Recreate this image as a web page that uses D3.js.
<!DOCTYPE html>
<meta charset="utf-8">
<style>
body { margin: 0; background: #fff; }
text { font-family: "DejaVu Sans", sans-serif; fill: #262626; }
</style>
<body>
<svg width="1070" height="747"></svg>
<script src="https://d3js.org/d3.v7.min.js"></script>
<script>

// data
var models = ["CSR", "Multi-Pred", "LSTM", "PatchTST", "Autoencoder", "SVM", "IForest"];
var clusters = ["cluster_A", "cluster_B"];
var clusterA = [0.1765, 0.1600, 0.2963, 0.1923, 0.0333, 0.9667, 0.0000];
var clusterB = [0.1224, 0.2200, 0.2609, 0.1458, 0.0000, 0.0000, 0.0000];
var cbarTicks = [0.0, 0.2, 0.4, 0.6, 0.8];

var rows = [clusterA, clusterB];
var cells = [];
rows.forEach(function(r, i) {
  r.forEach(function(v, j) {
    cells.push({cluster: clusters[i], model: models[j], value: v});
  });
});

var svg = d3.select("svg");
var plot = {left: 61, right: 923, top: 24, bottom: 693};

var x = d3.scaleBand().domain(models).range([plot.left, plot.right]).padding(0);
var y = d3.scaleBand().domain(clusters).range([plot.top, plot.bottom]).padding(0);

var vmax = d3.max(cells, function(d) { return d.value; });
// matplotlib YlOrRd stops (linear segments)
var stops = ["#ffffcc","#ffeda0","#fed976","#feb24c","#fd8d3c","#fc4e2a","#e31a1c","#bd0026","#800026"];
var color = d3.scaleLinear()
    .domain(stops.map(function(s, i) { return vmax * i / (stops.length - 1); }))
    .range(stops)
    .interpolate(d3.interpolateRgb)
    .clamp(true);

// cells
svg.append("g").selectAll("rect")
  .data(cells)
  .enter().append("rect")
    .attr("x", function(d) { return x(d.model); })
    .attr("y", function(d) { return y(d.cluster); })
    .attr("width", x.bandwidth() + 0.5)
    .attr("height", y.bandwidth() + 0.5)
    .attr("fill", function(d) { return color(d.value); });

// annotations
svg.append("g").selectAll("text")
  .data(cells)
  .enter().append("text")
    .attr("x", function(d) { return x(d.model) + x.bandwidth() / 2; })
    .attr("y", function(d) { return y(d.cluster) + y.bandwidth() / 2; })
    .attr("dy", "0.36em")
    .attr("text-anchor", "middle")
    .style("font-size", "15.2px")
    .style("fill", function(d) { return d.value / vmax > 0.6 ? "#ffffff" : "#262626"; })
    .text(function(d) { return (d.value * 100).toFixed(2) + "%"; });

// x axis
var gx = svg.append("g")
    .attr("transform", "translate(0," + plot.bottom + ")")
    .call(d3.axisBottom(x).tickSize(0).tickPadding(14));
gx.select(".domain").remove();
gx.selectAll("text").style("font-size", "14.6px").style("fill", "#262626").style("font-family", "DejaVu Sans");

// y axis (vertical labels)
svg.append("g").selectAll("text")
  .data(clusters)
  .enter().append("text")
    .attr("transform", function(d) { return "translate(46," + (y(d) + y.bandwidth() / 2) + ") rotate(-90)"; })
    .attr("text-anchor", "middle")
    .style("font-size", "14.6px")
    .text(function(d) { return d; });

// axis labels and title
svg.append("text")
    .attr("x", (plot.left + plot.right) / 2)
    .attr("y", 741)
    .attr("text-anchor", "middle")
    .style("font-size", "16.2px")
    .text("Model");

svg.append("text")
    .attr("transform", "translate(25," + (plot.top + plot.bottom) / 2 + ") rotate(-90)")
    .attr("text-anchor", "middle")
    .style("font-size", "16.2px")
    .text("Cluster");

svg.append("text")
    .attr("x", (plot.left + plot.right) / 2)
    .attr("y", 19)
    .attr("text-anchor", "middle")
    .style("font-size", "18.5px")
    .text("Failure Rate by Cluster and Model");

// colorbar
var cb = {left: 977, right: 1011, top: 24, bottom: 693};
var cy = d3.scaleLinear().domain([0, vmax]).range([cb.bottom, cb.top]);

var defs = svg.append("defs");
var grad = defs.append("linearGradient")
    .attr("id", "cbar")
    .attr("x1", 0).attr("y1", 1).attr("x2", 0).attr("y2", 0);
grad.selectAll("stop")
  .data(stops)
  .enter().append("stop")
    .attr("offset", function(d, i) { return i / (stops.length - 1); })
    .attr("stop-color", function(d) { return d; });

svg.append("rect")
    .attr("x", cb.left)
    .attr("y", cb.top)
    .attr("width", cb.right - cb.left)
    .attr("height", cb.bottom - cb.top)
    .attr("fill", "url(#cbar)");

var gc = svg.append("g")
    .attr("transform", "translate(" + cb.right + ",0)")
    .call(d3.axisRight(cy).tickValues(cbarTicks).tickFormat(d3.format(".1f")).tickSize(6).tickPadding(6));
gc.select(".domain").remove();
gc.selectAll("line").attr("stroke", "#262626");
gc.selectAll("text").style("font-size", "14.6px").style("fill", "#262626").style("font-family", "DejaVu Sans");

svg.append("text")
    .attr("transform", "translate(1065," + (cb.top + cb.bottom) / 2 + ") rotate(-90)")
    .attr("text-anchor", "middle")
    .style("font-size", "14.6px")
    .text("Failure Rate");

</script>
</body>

● ● ● ●

Please output the complete data exactly.

WRITTEN SOLUTION:
Recreate this image as a web page that uses D3.js.
<!DOCTYPE html>
<meta charset="utf-8">
<style>
body { margin: 0; background: #fff; }
text { font-family: "DejaVu Sans", sans-serif; fill: #262626; }
</style>
<body>
<svg width="1070" height="747"></svg>
<script src="https://d3js.org/d3.v7.min.js"></script>
<script>

// data
var models = ["CSR", "Multi-Pred", "LSTM", "PatchTST", "Autoencoder", "SVM", "IForest"];
var clusters = ["cluster_A", "cluster_B"];
var clusterA = [0.1765, 0.1600, 0.2963, 0.1923, 0.0333, 0.9667, 0.0000];
var clusterB = [0.1224, 0.2200, 0.2609, 0.1458, 0.0000, 0.0000, 0.0000];
var cbarTicks = [0.0, 0.2, 0.4, 0.6, 0.8];

var rows = [clusterA, clusterB];
var cells = [];
rows.forEach(function(r, i) {
  r.forEach(function(v, j) {
    cells.push({cluster: clusters[i], model: models[j], value: v});
  });
});

var svg = d3.select("svg");
var plot = {left: 61, right: 923, top: 24, bottom: 693};

var x = d3.scaleBand().domain(models).range([plot.left, plot.right]).padding(0);
var y = d3.scaleBand().domain(clusters).range([plot.top, plot.bottom]).padding(0);

var vmax = d3.max(cells, function(d) { return d.value; });
// matplotlib YlOrRd stops (linear segments)
var stops = ["#ffffcc","#ffeda0","#fed976","#feb24c","#fd8d3c","#fc4e2a","#e31a1c","#bd0026","#800026"];
var color = d3.scaleLinear()
    .domain(stops.map(function(s, i) { return vmax * i / (stops.length - 1); }))
    .range(stops)
    .interpolate(d3.interpolateRgb)
    .clamp(true);

// cells
svg.append("g").selectAll("rect")
  .data(cells)
  .enter().append("rect")
    .attr("x", function(d) { return x(d.model); })
    .attr("y", function(d) { return y(d.cluster); })
    .attr("width", x.bandwidth() + 0.5)
    .attr("height", y.bandwidth() + 0.5)
    .attr("fill", function(d) { return color(d.value); });

// annotations
svg.append("g").selectAll("text")
  .data(cells)
  .enter().append("text")
    .attr("x", function(d) { return x(d.model) + x.bandwidth() / 2; })
    .attr("y", function(d) { return y(d.cluster) + y.bandwidth() / 2; })
    .attr("dy", "0.36em")
    .attr("text-anchor", "middle")
    .style("font-size", "15.2px")
    .style("fill", function(d) { return d.value / vmax > 0.6 ? "#ffffff" : "#262626"; })
    .text(function(d) { return (d.value * 100).toFixed(2) + "%"; });

// x axis
var gx = svg.append("g")
    .attr("transform", "translate(0," + plot.bottom + ")")
    .call(d3.axisBottom(x).tickSize(0).tickPadding(14));
gx.select(".domain").remove();
gx.selectAll("text").style("font-size", "14.6px").style("fill", "#262626").style("font-family", "DejaVu Sans");

// y axis (vertical labels)
svg.append("g").selectAll("text")
  .data(clusters)
  .enter().append("text")
    .attr("transform", function(d) { return "translate(46," + (y(d) + y.bandwidth() / 2) + ") rotate(-90)"; })
    .attr("text-anchor", "middle")
    .style("font-size", "14.6px")
    .text(function(d) { return d; });

// axis labels and title
svg.append("text")
    .attr("x", (plot.left + plot.right) / 2)
    .attr("y", 741)
    .attr("text-anchor", "middle")
    .style("font-size", "16.2px")
    .text("Model");

svg.append("text")
    .attr("transform", "translate(25," + (plot.top + plot.bottom) / 2 + ") rotate(-90)")
    .attr("text-anchor", "middle")
    .style("font-size", "16.2px")
    .text("Cluster");

svg.append("text")
    .attr("x", (plot.left + plot.right) / 2)
    .attr("y", 19)
    .attr("text-anchor", "middle")
    .style("font-size", "18.5px")
    .text("Failure Rate by Cluster and Model");

// colorbar
var cb = {left: 977, right: 1011, top: 24, bottom: 693};
var cy = d3.scaleLinear().domain([0, vmax]).range([cb.bottom, cb.top]);

var defs = svg.append("defs");
var grad = defs.append("linearGradient")
    .attr("id", "cbar")
    .attr("x1", 0).attr("y1", 1).attr("x2", 0).attr("y2", 0);
grad.selectAll("stop")
  .data(stops)
  .enter().append("stop")
    .attr("offset", function(d, i) { return i / (stops.length - 1); })
    .attr("stop-color", function(d) { return d; });

svg.append("rect")
    .attr("x", cb.left)
    .attr("y", cb.top)
    .attr("width", cb.right - cb.left)
    .attr("height", cb.bottom - cb.top)
    .attr("fill", "url(#cbar)");

var gc = svg.append("g")
    .attr("transform", "translate(" + cb.right + ",0)")
    .call(d3.axisRight(cy).tickValues(cbarTicks).tickFormat(d3.format(".1f")).tickSize(6).tickPadding(6));
gc.select(".domain").remove();
gc.selectAll("line").attr("stroke", "#262626");
gc.selectAll("text").style("font-size", "14.6px").style("fill", "#262626").style("font-family", "DejaVu Sans");

svg.append("text")
    .attr("transform", "translate(1065," + (cb.top + cb.bottom) / 2 + ") rotate(-90)")
    .attr("text-anchor", "middle")
    .style("font-size", "14.6px")
    .text("Failure Rate");

</script>
</body>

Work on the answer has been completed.